Given problem:
Work out how many lines of the listing hold "chart", then state only that count.

Record excerpts:
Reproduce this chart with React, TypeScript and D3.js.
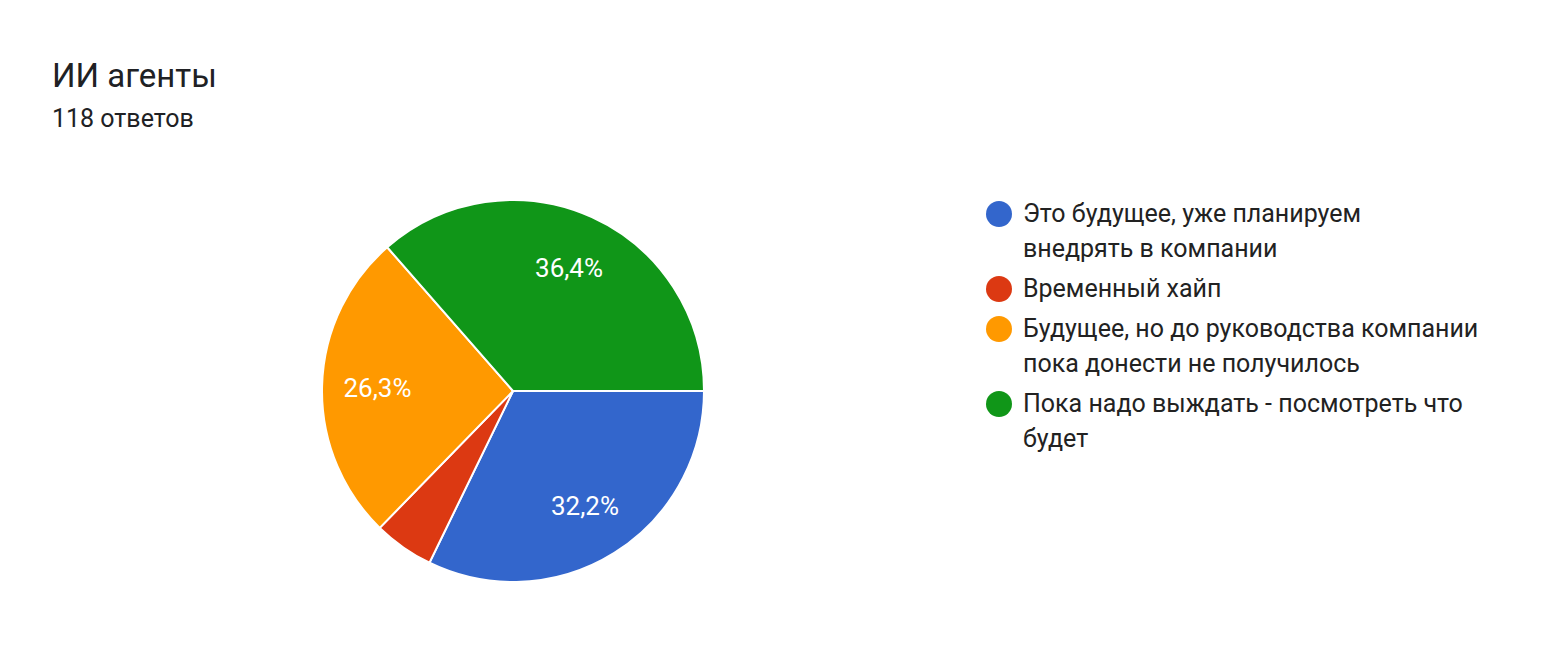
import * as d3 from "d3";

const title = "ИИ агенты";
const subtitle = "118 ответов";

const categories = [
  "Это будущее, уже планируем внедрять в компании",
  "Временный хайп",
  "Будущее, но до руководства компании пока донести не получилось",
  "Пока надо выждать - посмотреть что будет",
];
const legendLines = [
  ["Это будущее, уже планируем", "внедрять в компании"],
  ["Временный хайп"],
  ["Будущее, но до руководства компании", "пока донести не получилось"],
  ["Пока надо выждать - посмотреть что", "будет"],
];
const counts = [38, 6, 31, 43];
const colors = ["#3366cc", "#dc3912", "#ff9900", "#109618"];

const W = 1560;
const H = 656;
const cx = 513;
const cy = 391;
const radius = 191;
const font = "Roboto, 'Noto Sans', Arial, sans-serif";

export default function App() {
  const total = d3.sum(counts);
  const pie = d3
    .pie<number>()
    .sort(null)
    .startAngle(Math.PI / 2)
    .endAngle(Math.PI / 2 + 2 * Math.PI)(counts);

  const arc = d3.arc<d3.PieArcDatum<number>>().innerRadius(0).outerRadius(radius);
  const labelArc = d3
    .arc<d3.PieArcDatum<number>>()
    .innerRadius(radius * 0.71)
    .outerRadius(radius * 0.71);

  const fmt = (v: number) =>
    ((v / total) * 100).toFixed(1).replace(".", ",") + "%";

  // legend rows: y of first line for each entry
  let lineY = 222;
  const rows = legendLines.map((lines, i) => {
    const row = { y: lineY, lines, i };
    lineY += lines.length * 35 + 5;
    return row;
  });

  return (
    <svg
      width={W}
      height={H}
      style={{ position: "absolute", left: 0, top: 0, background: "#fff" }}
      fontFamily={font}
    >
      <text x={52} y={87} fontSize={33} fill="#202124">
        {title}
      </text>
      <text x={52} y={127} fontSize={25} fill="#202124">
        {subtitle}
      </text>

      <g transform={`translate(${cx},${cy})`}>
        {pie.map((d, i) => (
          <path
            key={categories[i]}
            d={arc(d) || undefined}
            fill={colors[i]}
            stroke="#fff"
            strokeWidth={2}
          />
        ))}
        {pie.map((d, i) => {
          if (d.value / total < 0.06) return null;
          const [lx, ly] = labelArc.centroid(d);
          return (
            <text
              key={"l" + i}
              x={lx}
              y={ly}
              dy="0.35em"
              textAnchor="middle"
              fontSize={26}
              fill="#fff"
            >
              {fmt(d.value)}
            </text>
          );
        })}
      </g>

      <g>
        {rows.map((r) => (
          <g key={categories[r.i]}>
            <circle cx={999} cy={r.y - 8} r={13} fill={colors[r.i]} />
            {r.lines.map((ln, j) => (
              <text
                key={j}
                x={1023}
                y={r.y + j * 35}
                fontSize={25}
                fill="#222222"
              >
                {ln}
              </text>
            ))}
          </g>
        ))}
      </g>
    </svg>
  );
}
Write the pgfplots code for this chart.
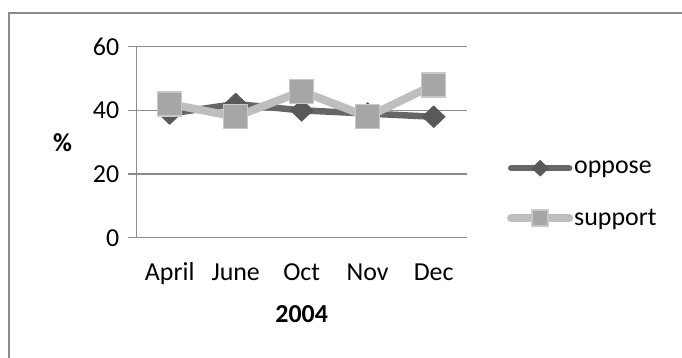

Written response:
2